In a decision which dispels uncertainty over the extent to which English judges can co-operate with overseas courts in the context of insolvency proceedings, the Court of Appeal has acceded to a request from the Royal Court of Jersey and appointed administrators over a debt-laden property company based on the channel island.

Following a disastrous property development on the English mainland, the company owed more than £8 million to a bank and had assets worth no more than £150,000. The company’s sole director had agreed that its assets should be sold to enable the bank to recover what meagre sums it could.

Both the bank and the director considered that insolvency procedures available in Jersey would be inappropriate to deal with the matter and that it would be highly desirable that an English administration order be made. Armed with a written ‘request for assistance’ from the Royal Court of Jersey, the bank applied to the High Court for such an order under section 426(4) of the Insolvency Act 1986.

The application was dismissed at first instance by a High Court judge who ruled that the English courts had no jurisdiction to provide assistance to the Jersey court in circumstances where no insolvency proceedings were on foot on the channel island and the parties had no apparent intention to commence any.

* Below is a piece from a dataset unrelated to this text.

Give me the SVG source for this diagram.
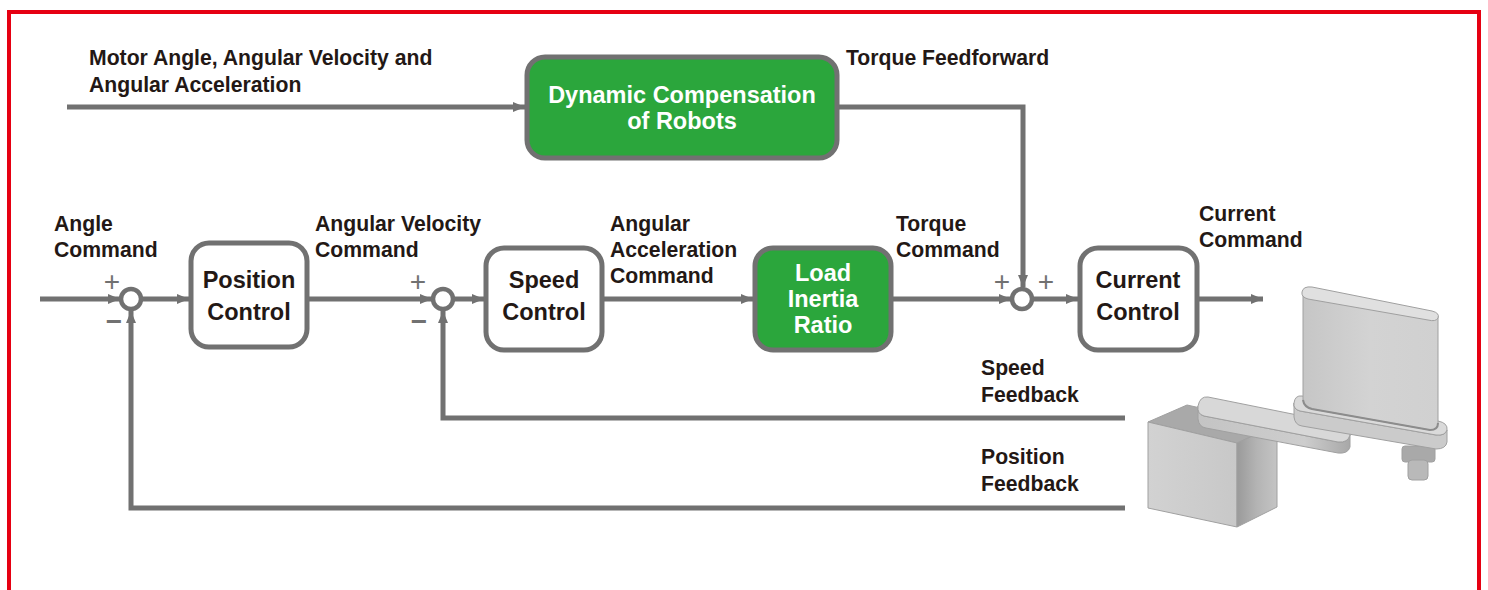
<svg xmlns="http://www.w3.org/2000/svg" width="1488" height="590" viewBox="0 0 1488 590">
<style>
.lbl{font-family:"Liberation Sans",Arial,sans-serif;font-weight:bold;font-size:21.2px;fill:#231815}
.bt{font-family:"Liberation Sans",Arial,sans-serif;font-weight:bold;font-size:23.5px;text-anchor:middle}
.dark{fill:#231815}
.light{fill:#ffffff}
.box{fill:#ffffff;stroke:#717171;stroke-width:5}
.gbox{fill:#2ba63c;stroke:#717171;stroke-width:5}
.arr{fill:none;stroke:#717171;stroke-width:5;marker-end:url(#ah)}
.sum{fill:#ffffff;stroke:#717171;stroke-width:4.5}
.sign{font-family:"Liberation Sans",Arial,sans-serif;font-size:28px;fill:#717171;text-anchor:middle}
.minus{font-weight:bold}
.edge{stroke:#a0a0a0;stroke-width:1}
</style>
<defs>
<marker id="ah" markerUnits="userSpaceOnUse" markerWidth="14" markerHeight="12" refX="12" refY="5" orient="auto">
<path d="M0,0 L12,5 L0,10 Z" fill="#717171"/>
</marker>
<linearGradient id="colG" x1="0" y1="0" x2="1" y2="0">
<stop offset="0" stop-color="#c6c6c6"/>
<stop offset="0.5" stop-color="#d3d3d3"/>
<stop offset="1" stop-color="#d0d0d0"/>
</linearGradient>
<linearGradient id="baseF" x1="0" y1="0" x2="1" y2="0">
<stop offset="0" stop-color="#d2d2d2"/>
<stop offset="1" stop-color="#c8c8c8"/>
</linearGradient>
<linearGradient id="baseS" x1="0" y1="0" x2="1" y2="0">
<stop offset="0" stop-color="#9a9a9a"/>
<stop offset="0.5" stop-color="#b4b4b4"/>
<stop offset="1" stop-color="#c4c4c4"/>
</linearGradient>
<linearGradient id="armS" x1="0" y1="0" x2="1" y2="0">
<stop offset="0" stop-color="#c4c4c4"/>
<stop offset="0.7" stop-color="#cdcdcd"/>
<stop offset="1" stop-color="#a8a8a8"/>
</linearGradient>
</defs>

<rect x="9" y="12" width="1470" height="600" fill="none" stroke="#e60012" stroke-width="4"/>

<g id="connectors">
<path class="arr" d="M67,107 H525"/>
<path class="arr" d="M837,107 H1023 V287"/>
<path class="arr" d="M40,299 H120"/>
<path class="arr" d="M141,299 H189"/>
<path class="arr" d="M307,299 H432"/>
<path class="arr" d="M454,299 H484"/>
<path class="arr" d="M602,299 H753"/>
<path class="arr" d="M891,299 H1011"/>
<path class="arr" d="M1033,299 H1078"/>
<path class="arr" d="M1197,299 H1263"/>
<path class="arr" d="M1125,418 H443 V311"/>
<path class="arr" d="M1125,508 H131 V311"/>
</g>

<g id="labels">
<text class="lbl" x="89" y="65">Motor Angle, Angular Velocity and</text>
<text class="lbl" x="89" y="92">Angular Acceleration</text>
<text class="lbl" x="846" y="65">Torque Feedforward</text>
<text class="lbl" x="54" y="231">Angle</text>
<text class="lbl" x="54" y="257">Command</text>
<text class="lbl" x="315" y="231">Angular Velocity</text>
<text class="lbl" x="315" y="257">Command</text>
<text class="lbl" x="610" y="231">Angular</text>
<text class="lbl" x="610" y="257">Acceleration</text>
<text class="lbl" x="610" y="283">Command</text>
<text class="lbl" x="896" y="231">Torque</text>
<text class="lbl" x="896" y="257">Command</text>
<text class="lbl" x="1199" y="221">Current</text>
<text class="lbl" x="1199" y="247">Command</text>
<text class="lbl" x="981" y="375">Speed</text>
<text class="lbl" x="981" y="402">Feedback</text>
<text class="lbl" x="981" y="464">Position</text>
<text class="lbl" x="981" y="491">Feedback</text>
</g>

<g id="sum1">
<circle class="sum" cx="131" cy="299" r="10"/>
<text class="sign" x="112" y="291">+</text>
<text class="sign minus" x="114" y="331">−</text>
</g>
<g id="sum2">
<circle class="sum" cx="443" cy="299" r="10"/>
<text class="sign" x="418" y="291">+</text>
<text class="sign minus" x="419" y="331">−</text>
</g>
<g id="sum3">
<circle class="sum" cx="1022" cy="299" r="10"/>
<text class="sign" x="1002" y="291">+</text>
<text class="sign" x="1046" y="291">+</text>
</g>

<g id="dynamic">
<rect class="gbox" x="527" y="57" width="310" height="101" rx="18"/>
<text class="bt light" x="682" y="103">Dynamic Compensation</text>
<text class="bt light" x="682" y="129">of Robots</text>
</g>
<g id="position">
<rect class="box" x="191" y="243" width="116" height="104" rx="18"/>
<text class="bt dark" x="249" y="288">Position</text>
<text class="bt dark" x="249" y="320">Control</text>
</g>
<g id="speed">
<rect class="box" x="486" y="248" width="116" height="102" rx="18"/>
<text class="bt dark" x="544" y="288">Speed</text>
<text class="bt dark" x="544" y="320">Control</text>
</g>
<g id="inertia">
<rect class="gbox" x="755" y="248" width="136" height="102" rx="18"/>
<text class="bt light" x="823" y="281">Load</text>
<text class="bt light" x="823" y="307">Inertia</text>
<text class="bt light" x="823" y="333">Ratio</text>
</g>
<g id="current">
<rect class="box" x="1080" y="248" width="117" height="102" rx="18"/>
<text class="bt dark" x="1138" y="288">Current</text>
<text class="bt dark" x="1138" y="320">Control</text>
</g>

<g id="robot">
<path d="M1148,422 L1187,405 L1277,425 L1237,443 Z" fill="#a9a9a9" class="edge"/>
<path d="M1148,422 L1237,443 L1237,527 L1148,508 Z" fill="url(#baseF)" class="edge"/>
<path d="M1237,443 L1277,425 L1277,507 L1237,527 Z" fill="url(#baseS)" class="edge"/>
<rect x="1402" y="446" width="33" height="16" rx="3" fill="#a9a9a9" class="edge"/>
<rect x="1408" y="460" width="20" height="20" rx="4" fill="#b9b9b9" class="edge"/>
<path d="M1198,406 L1198,419 Q1199,427 1206,428 L1338,453 Q1348,454 1350,447 L1350,435 Q1348,443 1338,442 L1204,416 Q1197,414 1198,406 Z" fill="url(#armS)" class="edge"/>
<path d="M1208,397 L1342,424 Q1352,427 1350,435 Q1348,443 1338,442 L1204,416 Q1197,414 1198,406 Q1200,396 1208,397 Z" fill="#d8d8d8" class="edge"/>
<path d="M1294,403 L1294,417 Q1295,425 1302,426 L1436,449 Q1446,449 1447,442 L1447,430 Q1445,436 1436,435 L1300,411 Q1293,409 1294,403 Z" fill="#cbcbcb" class="edge"/>
<path d="M1302,396 L1438,421 Q1448,423 1447,430 Q1445,436 1436,435 L1300,411 Q1293,409 1294,403 Q1295,395 1302,396 Z" fill="#dadada" class="edge"/>
<path d="M1303,292 L1303,400 Q1304,407 1312,409 L1430,430 Q1438,430 1438,423 L1438,316 Z" fill="url(#colG)" class="edge"/>
<path d="M1303,400 Q1304,407 1312,409 L1430,430 Q1438,430 1438,423" fill="none" stroke="#8c8c8c" stroke-width="2"/>
<path d="M1312,287 L1432,311 Q1440,313 1438,318 Q1436,322 1428,320 L1308,299 Q1301,297 1302,292 Q1303,286 1312,287 Z" fill="#e0e0e0" class="edge"/>
</g>
</svg>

Allowing the bank’s appeal against that decision, the court noted that that judge had departed from what had been either accepted or assumed by other Chancery Division judges on five previous occasions when administration orders were made in response to a letter of request from the Royal Court of Jersey.

Appointing administrators, the court accepted the bank’s arguments that the judge had wrongly equated ‘having’ jurisdiction with ‘exercising’ jurisdiction and had taken an ‘unduly and necessarily restrictive’ interpretation of the international co-operation provisions contained within section 426

The Royal Court of Jersey was in fact ‘engaged in an endeavour’ in furthering the interests of the insolvent company and its creditors and in facilitating the most efficient collection and administration of the company’s remaining assets and the High Court did have jurisdiction to grant the assistance sought.

The court concluded: “For the avoidance of any doubt, it follows of course that the orders made by other Chancery judges, in comparable circumstances, on the five previous occasions were orders which the court had jurisdiction to make”.